• Aim:
Without the pictures, print the lines running from the beginning of the material to the line containing "const yTickValues = [0, 2, 4, 6, 8, 10];", both ends included.

• Source records:
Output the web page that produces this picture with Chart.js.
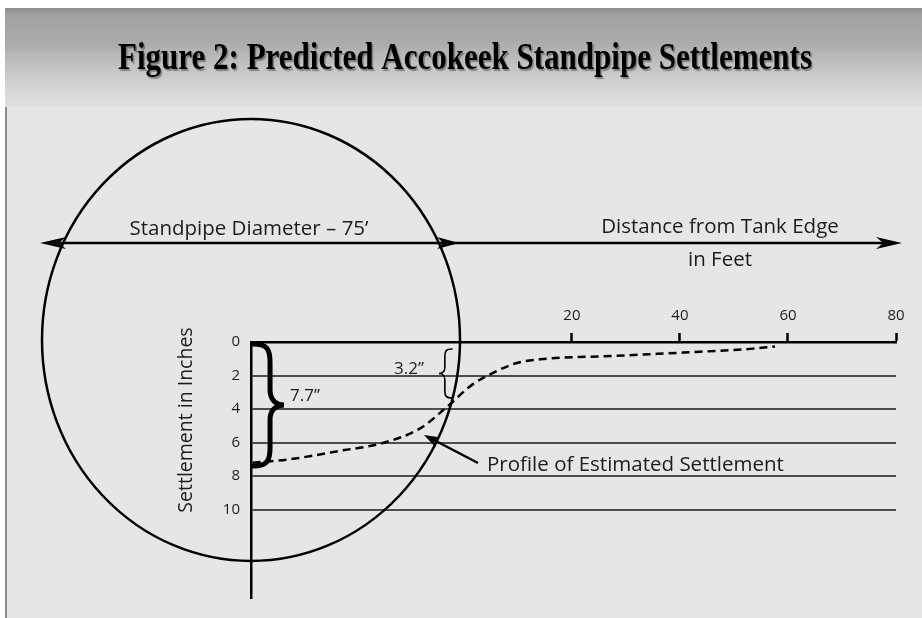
<!DOCTYPE html>
<html>
<head>
<meta charset="utf-8">
<title>Figure 2: Predicted Accokeek Standpipe Settlements</title>
<script src="https://cdn.jsdelivr.net/npm/chart.js@4.4.0/dist/chart.umd.min.js"></script>
<style>
  html, body { margin: 0; padding: 0; background: #ffffff; }
  canvas { display: block; }
</style>
</head>
<body>
<canvas id="settleChart" width="922" height="618"></canvas>
<script>
// Profile of estimated settlement
// distance from tank edge (ft, negative = under the tank) and settlement (in)
const distanceFt   = [-39.1, -32.2, -23.0, -15.0, -8.1, -3.1, 1.7, 6.7, 9.8, 14.1, 28.3, 40.6, 53.0, 57.6];
const settlementIn = [7.2, 6.99, 6.49, 6.02, 5.15, 3.86, 2.51, 1.64, 1.25, 1.03, 0.82, 0.63, 0.41, 0.27];

const xTickValues = [20, 40, 60, 80];
const yTickValues = [0, 2, 4, 6, 8, 10];

const FONT = '"Open Sans", "Noto Sans", sans-serif';
const INK = '#1c1c1c';

// filled arrow head with a notched back
function arrowHead(ctx, tipX, tipY, dx, dy, len, half) {
    const n = Math.hypot(dx, dy);
    const ux = dx / n, uy = dy / n;
    const px = -uy, py = ux;
    const bx = tipX - ux * len, by = tipY - uy * len;
    const nx = tipX - ux * len * 0.72, ny = tipY - uy * len * 0.72;
    ctx.beginPath();
    ctx.moveTo(tipX, tipY);
    ctx.lineTo(bx + px * half, by + py * half);
    ctx.lineTo(nx, ny);
    ctx.lineTo(bx - px * half, by - py * half);
    ctx.closePath();
    ctx.fill();
}

// curly brace, dir = 1 points right "}", dir = -1 points left "{"
function brace(ctx, x, top, bottom, width, dir, lw) {
    const h = bottom - top, mid = (top + bottom) / 2;
    const xm = x + dir * width * 0.55, xt = x + dir * width;
    ctx.beginPath();
    ctx.moveTo(x, top);
    ctx.bezierCurveTo(x + dir * width * 0.45, top, xm, top + h * 0.04, xm, top + h * 0.15);
    ctx.lineTo(xm, mid - h * 0.12);
    ctx.bezierCurveTo(xm, mid - h * 0.03, xt - dir * width * 0.2, mid, xt, mid);
    ctx.bezierCurveTo(xt - dir * width * 0.2, mid, xm, mid + h * 0.03, xm, mid + h * 0.12);
    ctx.lineTo(xm, bottom - h * 0.15);
    ctx.bezierCurveTo(xm, bottom - h * 0.04, x + dir * width * 0.45, bottom, x, bottom);
    ctx.lineWidth = lw;
    ctx.lineCap = 'round';
    ctx.stroke();
}

const figurePlugin = {
    id: 'figurePlugin',
    beforeDraw(chart) {
        const ctx = chart.ctx;
        ctx.save();
        ctx.fillStyle = '#ffffff';
        ctx.fillRect(0, 0, 922, 618);
        ctx.fillStyle = '#e6e6e6';
        ctx.fillRect(5, 8, 917, 610);

        // header band
        const g = ctx.createLinearGradient(0, 8, 0, 107);
        g.addColorStop(0, '#8e8e8e');
        g.addColorStop(0.08, '#a2a2a2');
        g.addColorStop(0.35, '#ababab');
        g.addColorStop(0.6, '#c4c4c4');
        g.addColorStop(0.85, '#d8d8d8');
        g.addColorStop(1, '#e0e0e0');
        ctx.fillStyle = g;
        ctx.fillRect(5, 8, 917, 99);

        // left frame line
        ctx.fillStyle = '#8c8c8c';
        ctx.fillRect(5, 107, 2, 511);

        // title, condensed bold serif
        const title = 'Figure 2: Predicted Accokeek Standpipe Settlements';
        ctx.font = 'bold 37px "Liberation Serif", "DejaVu Serif", serif';
        const w = ctx.measureText(title).width;
        ctx.translate(465, 69);
        ctx.scale(694 / w, 1);
        ctx.textAlign = 'center';
        ctx.textBaseline = 'alphabetic';
        ctx.shadowColor = 'rgba(0,0,0,0.35)';
        ctx.shadowOffsetX = 1.5;
        ctx.shadowOffsetY = 1.5;
        ctx.shadowBlur = 1;
        ctx.fillStyle = '#000000';
        ctx.fillText(title, 0, 0);
        ctx.restore();
    },
    afterDraw(chart) {
        const ctx = chart.ctx;
        const xs = chart.scales.x, ys = chart.scales.y;
        ctx.save();
        ctx.strokeStyle = '#000000';
        ctx.fillStyle = '#000000';

        // standpipe outline
        const cx = xs.getPixelForValue(xs.min);
        const cy = ys.getPixelForValue(-0.12);
        ctx.beginPath();
        ctx.ellipse(cx, cy, 209, 221, 0, 0, Math.PI * 2);
        ctx.lineWidth = 2.5;
        ctx.stroke();

        // dimension arrow
        const ay = 243;
        ctx.beginPath();
        ctx.moveTo(50, ay);
        ctx.lineTo(890, ay);
        ctx.lineWidth = 2.5;
        ctx.stroke();
        arrowHead(ctx, 40, ay, -1, 0, 26, 6);
        arrowHead(ctx, 459, ay, 1, 0, 22, 6);
        arrowHead(ctx, 902, ay, 1, 0, 26, 6);

        // pointer to the profile
        ctx.beginPath();
        ctx.moveTo(478, 463);
        ctx.lineTo(434, 440);
        ctx.lineWidth = 2.5;
        ctx.stroke();
        arrowHead(ctx, 424, 435, -53, -28, 16, 5.5);

        // braces
        brace(ctx, 253, 344, 466, 31, 1, 5);
        brace(ctx, 452, 349, 398, 13, -1, 1.6);

        // text
        ctx.fillStyle = INK;
        ctx.textBaseline = 'middle';
        ctx.textAlign = 'center';
        ctx.font = '20.5px ' + FONT;
        ctx.fillText('Standpipe Diameter \u2013 75\u2019', 249, 229);
        ctx.fillText('Distance from Tank Edge', 720, 227);
        ctx.fillText('in Feet', 720, 260);
        ctx.textAlign = 'left';
        ctx.fillText('Profile of Estimated Settlement', 487, 465);
        ctx.textAlign = 'center';
        ctx.font = '17px ' + FONT;
        ctx.fillText('7.7\u201D', 305, 396);
        ctx.fillText('3.2\u201D', 409, 369);

        ctx.translate(186, 420);
        ctx.rotate(-Math.PI / 2);
        ctx.font = '19.5px ' + FONT;
        ctx.fillText('Settlement in Inches', 0, 0);
        ctx.restore();
    }
};

const points = distanceFt.map((d, i) => ({ x: d, y: settlementIn[i] }));

new Chart(document.getElementById('settleChart'), {
    type: 'line',
    data: {
        datasets: [{
            label: 'Profile of Estimated Settlement',
            data: points,
            borderColor: '#000000',
            borderWidth: 2.5,
            borderDash: [8, 5],
            pointRadius: 0,
            fill: false,
            cubicInterpolationMode: 'monotone'
        }]
    },
    options: {
        responsive: false,
        animation: false,
        layout: { padding: { left: 191, top: 302, right: 26, bottom: 15 } },
        plugins: {
            legend: { display: false },
            tooltip: { enabled: false },
            title: { display: false }
        },
        scales: {
            x: {
                type: 'linear',
                position: 'top',
                min: -39.4,
                max: 80,
                afterFit: (s) => { s.height = 40; },
                afterBuildTicks: (s) => { s.ticks = xTickValues.map(v => ({ value: v })); },
                grid: {
                    drawOnChartArea: false,
                    drawTicks: true,
                    tickLength: 9,
                    tickWidth: 2.5,
                    tickColor: '#000000'
                },
                border: { display: true, color: '#000000', width: 2.5 },
                ticks: {
                    color: INK,
                    padding: 8,
                    maxRotation: 0,
                    font: { family: FONT, size: 15 }
                }
            },
            y: {
                type: 'linear',
                position: 'left',
                reverse: true,
                min: 0,
                max: 15.26,
                afterFit: (s) => { s.width = 60; },
                afterBuildTicks: (s) => { s.ticks = yTickValues.map(v => ({ value: v })); },
                grid: {
                    drawTicks: false,
                    color: (c) => c.tick && c.tick.value === 0 ? '#000000' : '#4d4d4d',
                    lineWidth: 2
                },
                border: { display: true, color: '#000000', width: 2.5 },
                ticks: {
                    color: INK,
                    padding: 11,
                    font: { family: FONT, size: 15 }
                }
            }
        }
    },
    plugins: [figurePlugin]
});
</script>
</body>
</html>
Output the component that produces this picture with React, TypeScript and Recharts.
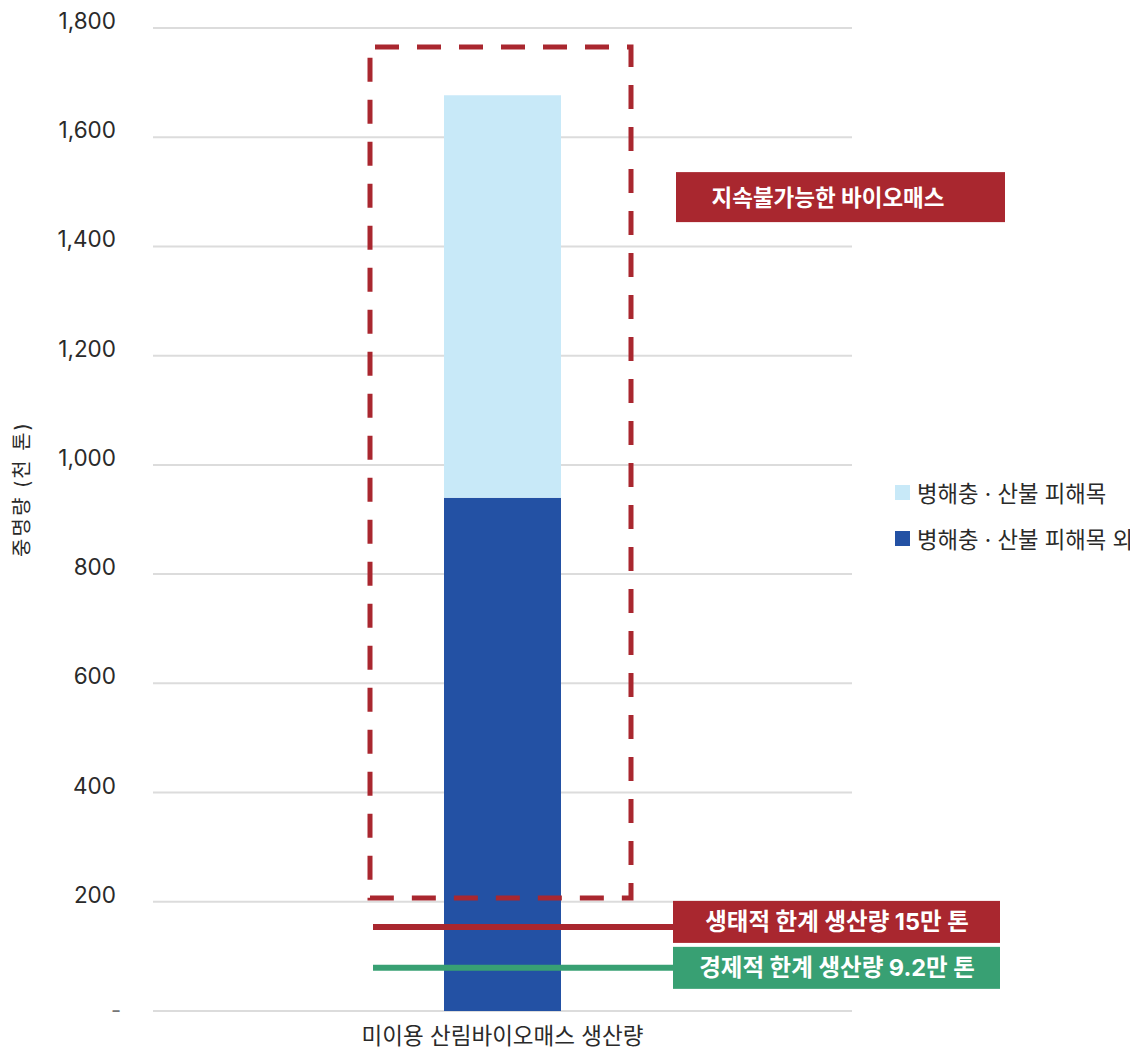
import React from 'react';
import {
  ComposedChart,
  Bar,
  XAxis,
  YAxis,
  CartesianGrid,
  ReferenceArea,
  ReferenceLine,
} from 'recharts';

// ---- data ----
const categories = ['미이용 산림바이오매스 생산량'];
const otherBiomass = [940]; // 병해충 · 산불 피해목 외
const damagedBiomass = [737]; // 병해충 · 산불 피해목
const seriesNames = ['병해충 · 산불 피해목', '병해충 · 산불 피해목 외'];
const yTicks = [0, 200, 400, 600, 800, 1000, 1200, 1400, 1600, 1800];
const yAxisLabel = '중명량 (천 톤)';
const unsustainableRange = [207, 1765];
const ecologicalLimit = 154;
const economicLimit = 79;
const annotationTexts = [
  '지속불가능한 바이오매스',
  '생태적 한계 생산량 15만 톤',
  '경제적 한계 생산량 9.2만 톤',
];

const data = categories.map((name, i) => ({
  name,
  other: otherBiomass[i],
  damaged: damagedBiomass[i],
}));

// ---- styles ----
const FONT = "Inter, 'Noto Sans CJK KR', sans-serif";
const RED = '#a9272f';
const GREEN = '#38a073';
const DARK_BLUE = '#2351a4';
const LIGHT_BLUE = '#c8e9f8';
const TEXT = '#2a2a2a';

const YTick = (props: any) => {
  const { x, y, payload } = props;
  const v = payload.value;
  if (v === 0) {
    return (
      <text x={x + 5} y={y + 7} textAnchor="end" fontSize={22} fill="#777" fontFamily={FONT}>
        -
      </text>
    );
  }
  return (
    <text x={x} y={y + 1} textAnchor="end" fontSize={22.5} fill={TEXT} fontFamily={FONT}>
      {v.toLocaleString('en-US')}
    </text>
  );
};

const XTick = (props: any) => {
  const { x, y, payload } = props;
  return (
    <text x={x} y={y + 24} textAnchor="middle" dominantBaseline="central" fontSize={22.5} fill={TEXT} fontFamily={FONT}>
      {payload.value}
    </text>
  );
};

const YLabel = () => (
  <text
    x={14}
    y={481}
    transform="rotate(-90 14 481)"
    textAnchor="middle"
    dominantBaseline="central"
    fontSize={20}
    letterSpacing={2}
    fill={TEXT}
    fontFamily={FONT}
  >
    {yAxisLabel}
  </text>
);

// dashed box: horizontal placement is a style offset from the plot's left edge
const BoxShape = (props: any) => {
  const { x, y, height } = props;
  const left = x + 217;
  const w = 261;
  const bx = left + w + 45;
  const by = y + 125;
  return (
    <g>
      <rect
        x={left}
        y={y}
        width={w}
        height={height}
        fill="none"
        stroke={RED}
        strokeWidth={5}
        strokeDasharray="24 18"
        strokeDashoffset={-5}
      />
      <rect x={bx} y={by} width={329} height={50} fill={RED} />
      <text x={bx + 152} y={by + 25} textAnchor="middle" dominantBaseline="central" fontSize={22.5} fontWeight={700} fill="#fff" fontFamily={FONT}>
        {annotationTexts[0]}
      </text>
    </g>
  );
};

const makeLimitShape = (text: string, color: string, offset: number) => (props: any) => {
  const { x1, y1 } = props;
  const lx1 = x1 + 220;
  const lx2 = x1 + 520;
  const cy = y1 + offset;
  return (
    <g>
      <line x1={lx1} y1={y1} x2={lx2} y2={y1} stroke={color} strokeWidth={6} />
      <rect x={lx2} y={cy - 21} width={327} height={42} fill={color} />
      <text x={lx2 + 164} y={cy} textAnchor="middle" dominantBaseline="central" fontSize={23.5} fontWeight={700} fill="#fff" fontFamily={FONT}>
        {text}
      </text>
    </g>
  );
};

const LegendBox = () => (
  <div style={{ position: 'absolute', left: 887, top: 461, fontFamily: FONT, fontSize: 22.3, color: TEXT }}>
    {[LIGHT_BLUE, DARK_BLUE].map((c, i) => (
      <div key={i} style={{ display: 'flex', alignItems: 'center', height: 46 }}>
        <span style={{ display: 'inline-block', width: 15, height: 15, background: c, marginRight: 7 }} />
        <span style={{ whiteSpace: 'nowrap' }}>{seriesNames[i]}</span>
      </div>
    ))}
  </div>
);

export default function App() {
  return (
    <div style={{ position: 'relative', width: 1130, height: 1040, background: '#fff' }}>
      <ComposedChart
        width={1130}
        height={1040}
        data={data}
        margin={{ top: 20, right: 286, bottom: 7, left: 0 }}
        barCategoryGap={0}
      >
        <CartesianGrid vertical={false} stroke="#dcdcdc" strokeWidth={2} />
        <XAxis
          dataKey="name"
          axisLine={false}
          tickLine={false}
          tickSize={0}
          tickMargin={0}
          height={30}
          tick={<XTick />}
        />
        <YAxis
          domain={[0, 1800]}
          ticks={yTicks}
          interval={0}
          width={145}
          axisLine={false}
          tickLine={false}
          tickSize={0}
          tickMargin={37}
          tick={<YTick />}
          label={<YLabel />}
        />
        <Bar dataKey="other" stackId="a" name={seriesNames[1]} fill={DARK_BLUE} barSize={117} isAnimationActive={false} />
        <Bar dataKey="damaged" stackId="a" name={seriesNames[0]} fill={LIGHT_BLUE} barSize={117} isAnimationActive={false} />
        <ReferenceArea
          y1={unsustainableRange[0]}
          y2={unsustainableRange[1]}
          ifOverflow="visible"
          shape={BoxShape}
          zIndex={900}
        />
        <ReferenceLine
          y={ecologicalLimit}
          ifOverflow="visible"
          shape={makeLimitShape(annotationTexts[1], RED, -5)}
          zIndex={900}
        />
        <ReferenceLine
          y={economicLimit}
          ifOverflow="visible"
          shape={makeLimitShape(annotationTexts[2], GREEN, 0)}
          zIndex={900}
        />
      </ComposedChart>
      <LegendBox />
    </div>
  );
}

• Correct result:
Output the web page that produces this picture with Chart.js.
<!DOCTYPE html>
<html>
<head>
<meta charset="utf-8">
<title>Figure 2: Predicted Accokeek Standpipe Settlements</title>
<script src="https://cdn.jsdelivr.net/npm/chart.js@4.4.0/dist/chart.umd.min.js"></script>
<style>
  html, body { margin: 0; padding: 0; background: #ffffff; }
  canvas { display: block; }
</style>
</head>
<body>
<canvas id="settleChart" width="922" height="618"></canvas>
<script>
// Profile of estimated settlement
// distance from tank edge (ft, negative = under the tank) and settlement (in)
const distanceFt   = [-39.1, -32.2, -23.0, -15.0, -8.1, -3.1, 1.7, 6.7, 9.8, 14.1, 28.3, 40.6, 53.0, 57.6];
const settlementIn = [7.2, 6.99, 6.49, 6.02, 5.15, 3.86, 2.51, 1.64, 1.25, 1.03, 0.82, 0.63, 0.41, 0.27];

const xTickValues = [20, 40, 60, 80];
const yTickValues = [0, 2, 4, 6, 8, 10];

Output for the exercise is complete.